(Aim) Skip all pictures, then print the remaining material exactly.
--------------------------------------------------
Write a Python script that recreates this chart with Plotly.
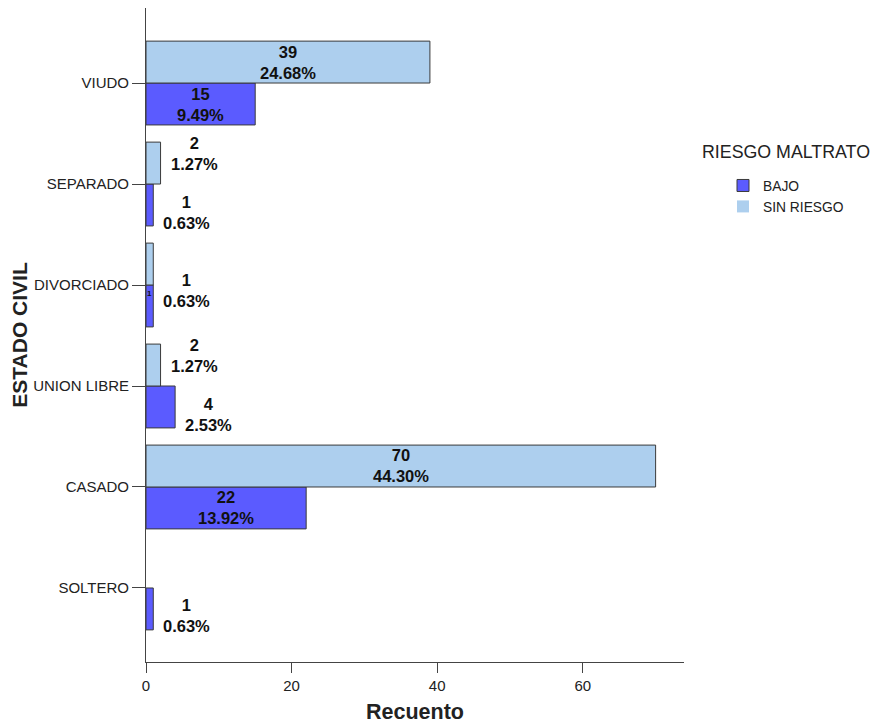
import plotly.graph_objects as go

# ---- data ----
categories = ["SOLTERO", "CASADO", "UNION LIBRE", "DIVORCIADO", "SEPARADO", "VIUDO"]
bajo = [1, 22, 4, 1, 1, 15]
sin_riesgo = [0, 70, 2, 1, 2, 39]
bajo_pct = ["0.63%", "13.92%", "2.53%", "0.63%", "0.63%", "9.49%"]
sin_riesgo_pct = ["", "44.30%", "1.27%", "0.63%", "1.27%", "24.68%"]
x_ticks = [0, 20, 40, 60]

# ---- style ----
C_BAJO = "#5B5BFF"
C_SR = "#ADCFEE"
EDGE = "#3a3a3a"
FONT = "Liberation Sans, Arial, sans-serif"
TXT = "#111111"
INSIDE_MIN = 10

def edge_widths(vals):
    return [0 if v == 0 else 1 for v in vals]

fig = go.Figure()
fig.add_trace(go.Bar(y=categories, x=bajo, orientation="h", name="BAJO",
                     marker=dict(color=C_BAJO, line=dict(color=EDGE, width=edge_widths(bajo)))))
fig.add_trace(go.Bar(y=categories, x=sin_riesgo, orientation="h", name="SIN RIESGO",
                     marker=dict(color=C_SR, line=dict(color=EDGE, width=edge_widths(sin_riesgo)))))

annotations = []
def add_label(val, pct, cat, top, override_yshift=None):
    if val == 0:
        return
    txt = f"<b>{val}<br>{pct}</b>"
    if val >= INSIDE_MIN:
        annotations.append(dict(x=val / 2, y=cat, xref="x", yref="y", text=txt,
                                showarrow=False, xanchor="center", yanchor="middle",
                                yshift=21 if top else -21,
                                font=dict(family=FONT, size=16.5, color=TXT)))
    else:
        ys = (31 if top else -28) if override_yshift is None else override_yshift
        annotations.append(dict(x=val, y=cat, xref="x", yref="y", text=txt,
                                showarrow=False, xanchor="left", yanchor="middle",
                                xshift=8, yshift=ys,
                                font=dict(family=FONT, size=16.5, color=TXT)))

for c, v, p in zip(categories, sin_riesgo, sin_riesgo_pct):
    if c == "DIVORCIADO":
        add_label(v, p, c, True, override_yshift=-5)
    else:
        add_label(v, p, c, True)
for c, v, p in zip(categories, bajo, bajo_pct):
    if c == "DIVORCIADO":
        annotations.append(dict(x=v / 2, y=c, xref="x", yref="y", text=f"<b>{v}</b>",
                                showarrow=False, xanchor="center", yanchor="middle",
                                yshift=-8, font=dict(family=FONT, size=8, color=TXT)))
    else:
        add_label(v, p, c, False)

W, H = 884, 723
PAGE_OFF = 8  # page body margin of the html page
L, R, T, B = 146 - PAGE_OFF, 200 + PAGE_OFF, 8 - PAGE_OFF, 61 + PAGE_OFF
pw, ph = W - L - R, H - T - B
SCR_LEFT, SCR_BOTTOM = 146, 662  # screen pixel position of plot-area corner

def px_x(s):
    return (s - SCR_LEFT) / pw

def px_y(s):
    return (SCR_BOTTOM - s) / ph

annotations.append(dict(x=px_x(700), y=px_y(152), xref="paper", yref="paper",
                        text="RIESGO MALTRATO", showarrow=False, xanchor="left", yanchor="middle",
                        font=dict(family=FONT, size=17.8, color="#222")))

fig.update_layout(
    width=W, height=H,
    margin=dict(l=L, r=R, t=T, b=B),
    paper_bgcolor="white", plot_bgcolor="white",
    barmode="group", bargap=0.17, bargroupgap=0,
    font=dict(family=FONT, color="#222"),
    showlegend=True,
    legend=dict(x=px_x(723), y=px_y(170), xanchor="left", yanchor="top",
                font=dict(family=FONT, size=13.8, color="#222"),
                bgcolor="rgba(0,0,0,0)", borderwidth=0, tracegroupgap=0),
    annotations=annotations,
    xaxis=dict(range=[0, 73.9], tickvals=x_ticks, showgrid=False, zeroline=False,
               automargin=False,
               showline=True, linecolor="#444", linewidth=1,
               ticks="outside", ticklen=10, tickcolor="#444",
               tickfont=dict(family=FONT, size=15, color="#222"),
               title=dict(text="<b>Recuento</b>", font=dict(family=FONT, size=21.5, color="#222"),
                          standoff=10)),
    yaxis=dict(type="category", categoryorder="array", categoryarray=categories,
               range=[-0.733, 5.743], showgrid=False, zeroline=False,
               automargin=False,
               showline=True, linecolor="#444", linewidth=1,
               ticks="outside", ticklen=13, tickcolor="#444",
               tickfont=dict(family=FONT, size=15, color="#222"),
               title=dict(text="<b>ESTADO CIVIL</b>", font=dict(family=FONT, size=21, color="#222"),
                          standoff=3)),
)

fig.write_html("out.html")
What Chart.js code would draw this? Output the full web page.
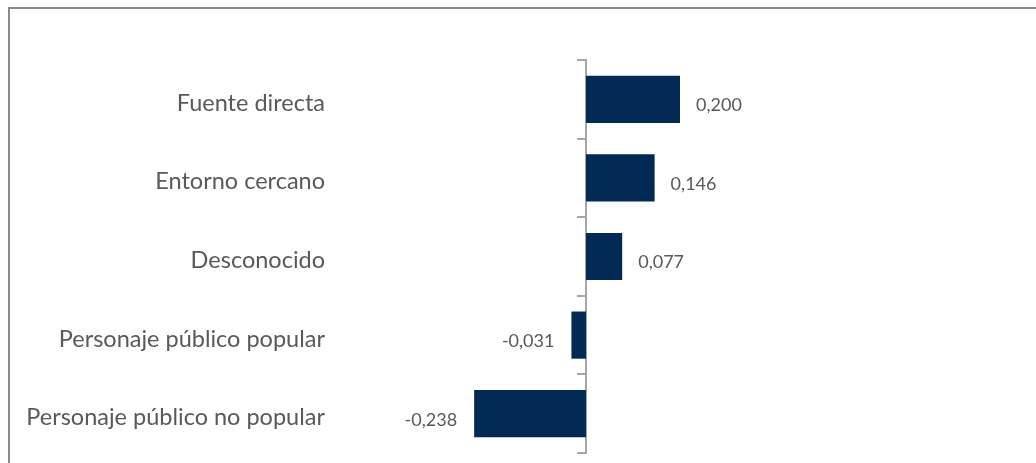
--------------------------------------------------
(Final result)
Write a Python script that recreates this chart with Plotly.
import plotly.graph_objects as go

# ---- data ----
categories = ["SOLTERO", "CASADO", "UNION LIBRE", "DIVORCIADO", "SEPARADO", "VIUDO"]
bajo = [1, 22, 4, 1, 1, 15]
sin_riesgo = [0, 70, 2, 1, 2, 39]
bajo_pct = ["0.63%", "13.92%", "2.53%", "0.63%", "0.63%", "9.49%"]
sin_riesgo_pct = ["", "44.30%", "1.27%", "0.63%", "1.27%", "24.68%"]
x_ticks = [0, 20, 40, 60]

# ---- style ----
C_BAJO = "#5B5BFF"
C_SR = "#ADCFEE"
EDGE = "#3a3a3a"
FONT = "Liberation Sans, Arial, sans-serif"
TXT = "#111111"
INSIDE_MIN = 10

def edge_widths(vals):
    return [0 if v == 0 else 1 for v in vals]

fig = go.Figure()
fig.add_trace(go.Bar(y=categories, x=bajo, orientation="h", name="BAJO",
                     marker=dict(color=C_BAJO, line=dict(color=EDGE, width=edge_widths(bajo)))))
fig.add_trace(go.Bar(y=categories, x=sin_riesgo, orientation="h", name="SIN RIESGO",
                     marker=dict(color=C_SR, line=dict(color=EDGE, width=edge_widths(sin_riesgo)))))

annotations = []
def add_label(val, pct, cat, top, override_yshift=None):
    if val == 0:
        return
    txt = f"<b>{val}<br>{pct}</b>"
    if val >= INSIDE_MIN:
        annotations.append(dict(x=val / 2, y=cat, xref="x", yref="y", text=txt,
                                showarrow=False, xanchor="center", yanchor="middle",
                                yshift=21 if top else -21,
                                font=dict(family=FONT, size=16.5, color=TXT)))
    else:
        ys = (31 if top else -28) if override_yshift is None else override_yshift
        annotations.append(dict(x=val, y=cat, xref="x", yref="y", text=txt,
                                showarrow=False, xanchor="left", yanchor="middle",
                                xshift=8, yshift=ys,
                                font=dict(family=FONT, size=16.5, color=TXT)))

for c, v, p in zip(categories, sin_riesgo, sin_riesgo_pct):
    if c == "DIVORCIADO":
        add_label(v, p, c, True, override_yshift=-5)
    else:
        add_label(v, p, c, True)
for c, v, p in zip(categories, bajo, bajo_pct):
    if c == "DIVORCIADO":
        annotations.append(dict(x=v / 2, y=c, xref="x", yref="y", text=f"<b>{v}</b>",
                                showarrow=False, xanchor="center", yanchor="middle",
                                yshift=-8, font=dict(family=FONT, size=8, color=TXT)))
    else:
        add_label(v, p, c, False)

W, H = 884, 723
PAGE_OFF = 8  # page body margin of the html page
L, R, T, B = 146 - PAGE_OFF, 200 + PAGE_OFF, 8 - PAGE_OFF, 61 + PAGE_OFF
pw, ph = W - L - R, H - T - B
SCR_LEFT, SCR_BOTTOM = 146, 662  # screen pixel position of plot-area corner

def px_x(s):
    return (s - SCR_LEFT) / pw

def px_y(s):
    return (SCR_BOTTOM - s) / ph

annotations.append(dict(x=px_x(700), y=px_y(152), xref="paper", yref="paper",
                        text="RIESGO MALTRATO", showarrow=False, xanchor="left", yanchor="middle",
                        font=dict(family=FONT, size=17.8, color="#222")))

fig.update_layout(
    width=W, height=H,
    margin=dict(l=L, r=R, t=T, b=B),
    paper_bgcolor="white", plot_bgcolor="white",
    barmode="group", bargap=0.17, bargroupgap=0,
    font=dict(family=FONT, color="#222"),
    showlegend=True,
    legend=dict(x=px_x(723), y=px_y(170), xanchor="left", yanchor="top",
                font=dict(family=FONT, size=13.8, color="#222"),
                bgcolor="rgba(0,0,0,0)", borderwidth=0, tracegroupgap=0),
    annotations=annotations,
    xaxis=dict(range=[0, 73.9], tickvals=x_ticks, showgrid=False, zeroline=False,
               automargin=False,
               showline=True, linecolor="#444", linewidth=1,
               ticks="outside", ticklen=10, tickcolor="#444",
               tickfont=dict(family=FONT, size=15, color="#222"),
               title=dict(text="<b>Recuento</b>", font=dict(family=FONT, size=21.5, color="#222"),
                          standoff=10)),
    yaxis=dict(type="category", categoryorder="array", categoryarray=categories,
               range=[-0.733, 5.743], showgrid=False, zeroline=False,
               automargin=False,
               showline=True, linecolor="#444", linewidth=1,
               ticks="outside", ticklen=13, tickcolor="#444",
               tickfont=dict(family=FONT, size=15, color="#222"),
               title=dict(text="<b>ESTADO CIVIL</b>", font=dict(family=FONT, size=21, color="#222"),
                          standoff=3)),
)

fig.write_html("out.html")
What Chart.js code would draw this? Output the full web page.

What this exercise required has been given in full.